• **PROVIDED MATERIAL**:
=-=-=-=-=

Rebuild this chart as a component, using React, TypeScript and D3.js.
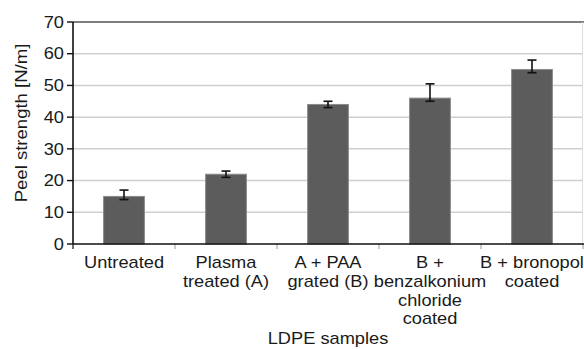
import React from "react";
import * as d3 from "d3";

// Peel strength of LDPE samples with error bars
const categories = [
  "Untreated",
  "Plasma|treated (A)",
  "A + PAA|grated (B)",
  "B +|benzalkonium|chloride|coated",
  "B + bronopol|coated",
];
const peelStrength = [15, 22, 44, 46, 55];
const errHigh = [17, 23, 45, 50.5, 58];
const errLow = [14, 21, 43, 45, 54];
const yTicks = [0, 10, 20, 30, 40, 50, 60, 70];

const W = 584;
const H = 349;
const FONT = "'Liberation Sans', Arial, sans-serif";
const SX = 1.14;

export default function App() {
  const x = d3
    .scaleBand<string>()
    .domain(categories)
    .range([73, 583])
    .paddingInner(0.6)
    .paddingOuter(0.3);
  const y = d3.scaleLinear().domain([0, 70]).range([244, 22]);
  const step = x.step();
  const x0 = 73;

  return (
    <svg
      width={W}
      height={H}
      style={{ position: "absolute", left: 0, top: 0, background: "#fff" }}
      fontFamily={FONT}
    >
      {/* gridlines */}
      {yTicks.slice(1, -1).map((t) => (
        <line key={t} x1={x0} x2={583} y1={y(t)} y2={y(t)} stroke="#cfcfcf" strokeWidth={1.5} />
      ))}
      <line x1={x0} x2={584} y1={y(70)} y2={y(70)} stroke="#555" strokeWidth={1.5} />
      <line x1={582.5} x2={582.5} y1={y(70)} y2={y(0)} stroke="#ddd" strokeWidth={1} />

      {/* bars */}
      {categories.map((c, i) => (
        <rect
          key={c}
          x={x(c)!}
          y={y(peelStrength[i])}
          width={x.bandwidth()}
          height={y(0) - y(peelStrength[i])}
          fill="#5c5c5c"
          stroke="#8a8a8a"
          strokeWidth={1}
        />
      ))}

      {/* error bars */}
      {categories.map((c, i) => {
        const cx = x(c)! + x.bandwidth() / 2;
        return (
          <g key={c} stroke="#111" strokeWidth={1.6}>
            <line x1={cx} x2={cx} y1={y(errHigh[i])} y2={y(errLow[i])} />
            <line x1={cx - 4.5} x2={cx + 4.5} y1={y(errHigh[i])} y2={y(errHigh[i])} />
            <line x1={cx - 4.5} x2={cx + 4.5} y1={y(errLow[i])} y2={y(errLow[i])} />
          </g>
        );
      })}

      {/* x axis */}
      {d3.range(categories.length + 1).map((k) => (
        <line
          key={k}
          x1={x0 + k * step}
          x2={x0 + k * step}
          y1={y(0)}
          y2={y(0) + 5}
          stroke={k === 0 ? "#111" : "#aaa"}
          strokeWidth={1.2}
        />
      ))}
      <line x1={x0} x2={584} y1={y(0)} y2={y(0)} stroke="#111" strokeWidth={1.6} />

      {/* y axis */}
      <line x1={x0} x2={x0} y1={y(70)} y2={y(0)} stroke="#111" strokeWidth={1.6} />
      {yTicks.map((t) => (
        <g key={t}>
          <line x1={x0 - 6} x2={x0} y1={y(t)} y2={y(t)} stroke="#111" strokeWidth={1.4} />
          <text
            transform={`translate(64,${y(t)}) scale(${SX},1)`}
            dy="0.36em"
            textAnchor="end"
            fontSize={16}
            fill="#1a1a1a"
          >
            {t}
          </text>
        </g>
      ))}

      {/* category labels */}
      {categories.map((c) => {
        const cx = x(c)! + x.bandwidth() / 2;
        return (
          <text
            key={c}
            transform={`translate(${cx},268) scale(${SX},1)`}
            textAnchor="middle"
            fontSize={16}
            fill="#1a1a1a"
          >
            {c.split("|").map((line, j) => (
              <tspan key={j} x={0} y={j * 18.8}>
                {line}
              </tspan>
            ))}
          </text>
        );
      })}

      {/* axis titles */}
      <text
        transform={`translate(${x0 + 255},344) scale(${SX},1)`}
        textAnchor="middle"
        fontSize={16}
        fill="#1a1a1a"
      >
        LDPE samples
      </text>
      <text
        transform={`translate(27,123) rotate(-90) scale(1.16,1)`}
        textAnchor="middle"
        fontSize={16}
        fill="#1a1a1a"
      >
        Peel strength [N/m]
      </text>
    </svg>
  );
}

=-=-=-=-=

• **TASK REQUIREMENTS**:
Quote all the lines above exactly as given. Do not include the pictures.

• **SOLUTION TO THIS PROBLEM**:
Rebuild this chart as a component, using React, TypeScript and D3.js.
import React from "react";
import * as d3 from "d3";

// Peel strength of LDPE samples with error bars
const categories = [
  "Untreated",
  "Plasma|treated (A)",
  "A + PAA|grated (B)",
  "B +|benzalkonium|chloride|coated",
  "B + bronopol|coated",
];
const peelStrength = [15, 22, 44, 46, 55];
const errHigh = [17, 23, 45, 50.5, 58];
const errLow = [14, 21, 43, 45, 54];
const yTicks = [0, 10, 20, 30, 40, 50, 60, 70];

const W = 584;
const H = 349;
const FONT = "'Liberation Sans', Arial, sans-serif";
const SX = 1.14;

export default function App() {
  const x = d3
    .scaleBand<string>()
    .domain(categories)
    .range([73, 583])
    .paddingInner(0.6)
    .paddingOuter(0.3);
  const y = d3.scaleLinear().domain([0, 70]).range([244, 22]);
  const step = x.step();
  const x0 = 73;

  return (
    <svg
      width={W}
      height={H}
      style={{ position: "absolute", left: 0, top: 0, background: "#fff" }}
      fontFamily={FONT}
    >
      {/* gridlines */}
      {yTicks.slice(1, -1).map((t) => (
        <line key={t} x1={x0} x2={583} y1={y(t)} y2={y(t)} stroke="#cfcfcf" strokeWidth={1.5} />
      ))}
      <line x1={x0} x2={584} y1={y(70)} y2={y(70)} stroke="#555" strokeWidth={1.5} />
      <line x1={582.5} x2={582.5} y1={y(70)} y2={y(0)} stroke="#ddd" strokeWidth={1} />

      {/* bars */}
      {categories.map((c, i) => (
        <rect
          key={c}
          x={x(c)!}
          y={y(peelStrength[i])}
          width={x.bandwidth()}
          height={y(0) - y(peelStrength[i])}
          fill="#5c5c5c"
          stroke="#8a8a8a"
          strokeWidth={1}
        />
      ))}

      {/* error bars */}
      {categories.map((c, i) => {
        const cx = x(c)! + x.bandwidth() / 2;
        return (
          <g key={c} stroke="#111" strokeWidth={1.6}>
            <line x1={cx} x2={cx} y1={y(errHigh[i])} y2={y(errLow[i])} />
            <line x1={cx - 4.5} x2={cx + 4.5} y1={y(errHigh[i])} y2={y(errHigh[i])} />
            <line x1={cx - 4.5} x2={cx + 4.5} y1={y(errLow[i])} y2={y(errLow[i])} />
          </g>
        );
      })}

      {/* x axis */}
      {d3.range(categories.length + 1).map((k) => (
        <line
          key={k}
          x1={x0 + k * step}
          x2={x0 + k * step}
          y1={y(0)}
          y2={y(0) + 5}
          stroke={k === 0 ? "#111" : "#aaa"}
          strokeWidth={1.2}
        />
      ))}
      <line x1={x0} x2={584} y1={y(0)} y2={y(0)} stroke="#111" strokeWidth={1.6} />

      {/* y axis */}
      <line x1={x0} x2={x0} y1={y(70)} y2={y(0)} stroke="#111" strokeWidth={1.6} />
      {yTicks.map((t) => (
        <g key={t}>
          <line x1={x0 - 6} x2={x0} y1={y(t)} y2={y(t)} stroke="#111" strokeWidth={1.4} />
          <text
            transform={`translate(64,${y(t)}) scale(${SX},1)`}
            dy="0.36em"
            textAnchor="end"
            fontSize={16}
            fill="#1a1a1a"
          >
            {t}
          </text>
        </g>
      ))}

      {/* category labels */}
      {categories.map((c) => {
        const cx = x(c)! + x.bandwidth() / 2;
        return (
          <text
            key={c}
            transform={`translate(${cx},268) scale(${SX},1)`}
            textAnchor="middle"
            fontSize={16}
            fill="#1a1a1a"
          >
            {c.split("|").map((line, j) => (
              <tspan key={j} x={0} y={j * 18.8}>
                {line}
              </tspan>
            ))}
          </text>
        );
      })}

      {/* axis titles */}
      <text
        transform={`translate(${x0 + 255},344) scale(${SX},1)`}
        textAnchor="middle"
        fontSize={16}
        fill="#1a1a1a"
      >
        LDPE samples
      </text>
      <text
        transform={`translate(27,123) rotate(-90) scale(1.16,1)`}
        textAnchor="middle"
        fontSize={16}
        fill="#1a1a1a"
      >
        Peel strength [N/m]
      </text>
    </svg>
  );
}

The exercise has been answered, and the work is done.